Stated task: Transcribe the listing that follows in full, omitting pictures.

_ _ _ _ _

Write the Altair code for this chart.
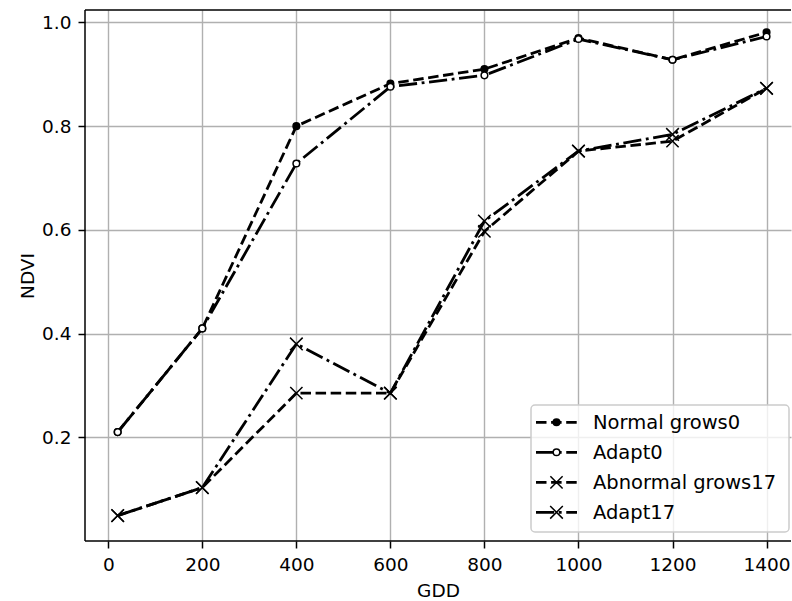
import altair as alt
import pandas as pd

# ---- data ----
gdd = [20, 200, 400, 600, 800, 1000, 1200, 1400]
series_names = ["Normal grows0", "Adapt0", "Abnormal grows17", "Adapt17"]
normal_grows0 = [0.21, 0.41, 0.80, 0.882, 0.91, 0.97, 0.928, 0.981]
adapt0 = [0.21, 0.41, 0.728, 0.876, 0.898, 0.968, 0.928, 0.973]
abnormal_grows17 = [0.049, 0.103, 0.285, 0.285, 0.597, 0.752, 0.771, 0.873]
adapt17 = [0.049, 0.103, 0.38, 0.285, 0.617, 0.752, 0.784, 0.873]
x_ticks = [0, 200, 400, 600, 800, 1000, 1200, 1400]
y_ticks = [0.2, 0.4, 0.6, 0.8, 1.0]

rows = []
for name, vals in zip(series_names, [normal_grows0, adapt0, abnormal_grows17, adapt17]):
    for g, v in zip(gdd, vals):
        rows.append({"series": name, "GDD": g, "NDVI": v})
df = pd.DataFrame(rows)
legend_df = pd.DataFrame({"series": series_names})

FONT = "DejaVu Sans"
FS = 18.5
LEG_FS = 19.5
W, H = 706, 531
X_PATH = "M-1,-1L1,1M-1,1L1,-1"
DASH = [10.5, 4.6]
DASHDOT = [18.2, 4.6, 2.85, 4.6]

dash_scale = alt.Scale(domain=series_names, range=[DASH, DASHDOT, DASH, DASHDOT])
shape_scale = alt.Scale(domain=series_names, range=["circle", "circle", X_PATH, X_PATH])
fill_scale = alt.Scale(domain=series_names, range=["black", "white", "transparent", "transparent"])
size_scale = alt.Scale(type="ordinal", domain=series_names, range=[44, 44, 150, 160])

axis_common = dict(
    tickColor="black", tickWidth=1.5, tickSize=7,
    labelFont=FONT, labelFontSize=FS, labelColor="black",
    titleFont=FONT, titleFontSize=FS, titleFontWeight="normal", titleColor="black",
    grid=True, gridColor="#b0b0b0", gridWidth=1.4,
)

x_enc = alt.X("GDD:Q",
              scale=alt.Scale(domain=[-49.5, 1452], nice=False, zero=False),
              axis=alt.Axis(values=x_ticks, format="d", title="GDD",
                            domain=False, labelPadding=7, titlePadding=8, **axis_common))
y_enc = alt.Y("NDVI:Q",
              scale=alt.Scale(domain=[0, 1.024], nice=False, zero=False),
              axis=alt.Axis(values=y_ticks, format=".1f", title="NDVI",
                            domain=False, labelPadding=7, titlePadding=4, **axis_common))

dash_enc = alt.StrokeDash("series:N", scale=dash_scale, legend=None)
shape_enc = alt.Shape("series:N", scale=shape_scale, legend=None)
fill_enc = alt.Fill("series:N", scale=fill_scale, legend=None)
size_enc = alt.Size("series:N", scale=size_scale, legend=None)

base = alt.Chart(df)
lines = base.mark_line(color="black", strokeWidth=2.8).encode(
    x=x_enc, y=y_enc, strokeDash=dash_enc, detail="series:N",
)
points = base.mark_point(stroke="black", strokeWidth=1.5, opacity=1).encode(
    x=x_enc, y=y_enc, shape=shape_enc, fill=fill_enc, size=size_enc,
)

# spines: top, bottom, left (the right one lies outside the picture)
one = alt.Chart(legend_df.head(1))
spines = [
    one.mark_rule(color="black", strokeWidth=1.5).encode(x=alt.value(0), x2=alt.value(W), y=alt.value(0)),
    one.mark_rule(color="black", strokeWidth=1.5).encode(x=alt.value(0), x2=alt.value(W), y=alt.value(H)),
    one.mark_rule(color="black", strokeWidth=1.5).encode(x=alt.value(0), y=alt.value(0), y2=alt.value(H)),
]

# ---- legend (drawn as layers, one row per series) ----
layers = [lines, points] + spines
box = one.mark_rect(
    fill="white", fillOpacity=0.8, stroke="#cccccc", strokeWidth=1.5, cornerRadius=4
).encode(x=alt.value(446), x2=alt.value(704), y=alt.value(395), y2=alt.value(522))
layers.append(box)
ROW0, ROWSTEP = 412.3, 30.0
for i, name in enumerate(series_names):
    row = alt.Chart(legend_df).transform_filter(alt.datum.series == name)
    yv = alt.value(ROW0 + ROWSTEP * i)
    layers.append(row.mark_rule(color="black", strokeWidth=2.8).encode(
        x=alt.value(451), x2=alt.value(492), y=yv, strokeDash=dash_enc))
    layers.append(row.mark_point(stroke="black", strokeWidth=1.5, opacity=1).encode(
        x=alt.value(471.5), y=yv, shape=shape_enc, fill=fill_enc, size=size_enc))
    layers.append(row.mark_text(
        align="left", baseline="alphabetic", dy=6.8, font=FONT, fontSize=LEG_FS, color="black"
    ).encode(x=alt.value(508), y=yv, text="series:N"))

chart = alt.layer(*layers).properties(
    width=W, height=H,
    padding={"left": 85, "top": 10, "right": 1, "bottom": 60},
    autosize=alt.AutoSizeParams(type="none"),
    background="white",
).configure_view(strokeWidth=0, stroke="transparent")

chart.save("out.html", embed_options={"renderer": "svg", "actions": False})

_ _ _ _ _

Reply:
Write the Altair code for this chart.
import altair as alt
import pandas as pd

# ---- data ----
gdd = [20, 200, 400, 600, 800, 1000, 1200, 1400]
series_names = ["Normal grows0", "Adapt0", "Abnormal grows17", "Adapt17"]
normal_grows0 = [0.21, 0.41, 0.80, 0.882, 0.91, 0.97, 0.928, 0.981]
adapt0 = [0.21, 0.41, 0.728, 0.876, 0.898, 0.968, 0.928, 0.973]
abnormal_grows17 = [0.049, 0.103, 0.285, 0.285, 0.597, 0.752, 0.771, 0.873]
adapt17 = [0.049, 0.103, 0.38, 0.285, 0.617, 0.752, 0.784, 0.873]
x_ticks = [0, 200, 400, 600, 800, 1000, 1200, 1400]
y_ticks = [0.2, 0.4, 0.6, 0.8, 1.0]

rows = []
for name, vals in zip(series_names, [normal_grows0, adapt0, abnormal_grows17, adapt17]):
    for g, v in zip(gdd, vals):
        rows.append({"series": name, "GDD": g, "NDVI": v})
df = pd.DataFrame(rows)
legend_df = pd.DataFrame({"series": series_names})

FONT = "DejaVu Sans"
FS = 18.5
LEG_FS = 19.5
W, H = 706, 531
X_PATH = "M-1,-1L1,1M-1,1L1,-1"
DASH = [10.5, 4.6]
DASHDOT = [18.2, 4.6, 2.85, 4.6]

dash_scale = alt.Scale(domain=series_names, range=[DASH, DASHDOT, DASH, DASHDOT])
shape_scale = alt.Scale(domain=series_names, range=["circle", "circle", X_PATH, X_PATH])
fill_scale = alt.Scale(domain=series_names, range=["black", "white", "transparent", "transparent"])
size_scale = alt.Scale(type="ordinal", domain=series_names, range=[44, 44, 150, 160])

axis_common = dict(
    tickColor="black", tickWidth=1.5, tickSize=7,
    labelFont=FONT, labelFontSize=FS, labelColor="black",
    titleFont=FONT, titleFontSize=FS, titleFontWeight="normal", titleColor="black",
    grid=True, gridColor="#b0b0b0", gridWidth=1.4,
)

x_enc = alt.X("GDD:Q",
              scale=alt.Scale(domain=[-49.5, 1452], nice=False, zero=False),
              axis=alt.Axis(values=x_ticks, format="d", title="GDD",
                            domain=False, labelPadding=7, titlePadding=8, **axis_common))
y_enc = alt.Y("NDVI:Q",
              scale=alt.Scale(domain=[0, 1.024], nice=False, zero=False),
              axis=alt.Axis(values=y_ticks, format=".1f", title="NDVI",
                            domain=False, labelPadding=7, titlePadding=4, **axis_common))

dash_enc = alt.StrokeDash("series:N", scale=dash_scale, legend=None)
shape_enc = alt.Shape("series:N", scale=shape_scale, legend=None)
fill_enc = alt.Fill("series:N", scale=fill_scale, legend=None)
size_enc = alt.Size("series:N", scale=size_scale, legend=None)

base = alt.Chart(df)
lines = base.mark_line(color="black", strokeWidth=2.8).encode(
    x=x_enc, y=y_enc, strokeDash=dash_enc, detail="series:N",
)
points = base.mark_point(stroke="black", strokeWidth=1.5, opacity=1).encode(
    x=x_enc, y=y_enc, shape=shape_enc, fill=fill_enc, size=size_enc,
)

# spines: top, bottom, left (the right one lies outside the picture)
one = alt.Chart(legend_df.head(1))
spines = [
    one.mark_rule(color="black", strokeWidth=1.5).encode(x=alt.value(0), x2=alt.value(W), y=alt.value(0)),
    one.mark_rule(color="black", strokeWidth=1.5).encode(x=alt.value(0), x2=alt.value(W), y=alt.value(H)),
    one.mark_rule(color="black", strokeWidth=1.5).encode(x=alt.value(0), y=alt.value(0), y2=alt.value(H)),
]

# ---- legend (drawn as layers, one row per series) ----
layers = [lines, points] + spines
box = one.mark_rect(
    fill="white", fillOpacity=0.8, stroke="#cccccc", strokeWidth=1.5, cornerRadius=4
).encode(x=alt.value(446), x2=alt.value(704), y=alt.value(395), y2=alt.value(522))
layers.append(box)
ROW0, ROWSTEP = 412.3, 30.0
for i, name in enumerate(series_names):
    row = alt.Chart(legend_df).transform_filter(alt.datum.series == name)
    yv = alt.value(ROW0 + ROWSTEP * i)
    layers.append(row.mark_rule(color="black", strokeWidth=2.8).encode(
        x=alt.value(451), x2=alt.value(492), y=yv, strokeDash=dash_enc))
    layers.append(row.mark_point(stroke="black", strokeWidth=1.5, opacity=1).encode(
        x=alt.value(471.5), y=yv, shape=shape_enc, fill=fill_enc, size=size_enc))
    layers.append(row.mark_text(
        align="left", baseline="alphabetic", dy=6.8, font=FONT, fontSize=LEG_FS, color="black"
    ).encode(x=alt.value(508), y=yv, text="series:N"))

chart = alt.layer(*layers).properties(
    width=W, height=H,
    padding={"left": 85, "top": 10, "right": 1, "bottom": 60},
    autosize=alt.AutoSizeParams(type="none"),
    background="white",
).configure_view(strokeWidth=0, stroke="transparent")

chart.save("out.html", embed_options={"renderer": "svg", "actions": False})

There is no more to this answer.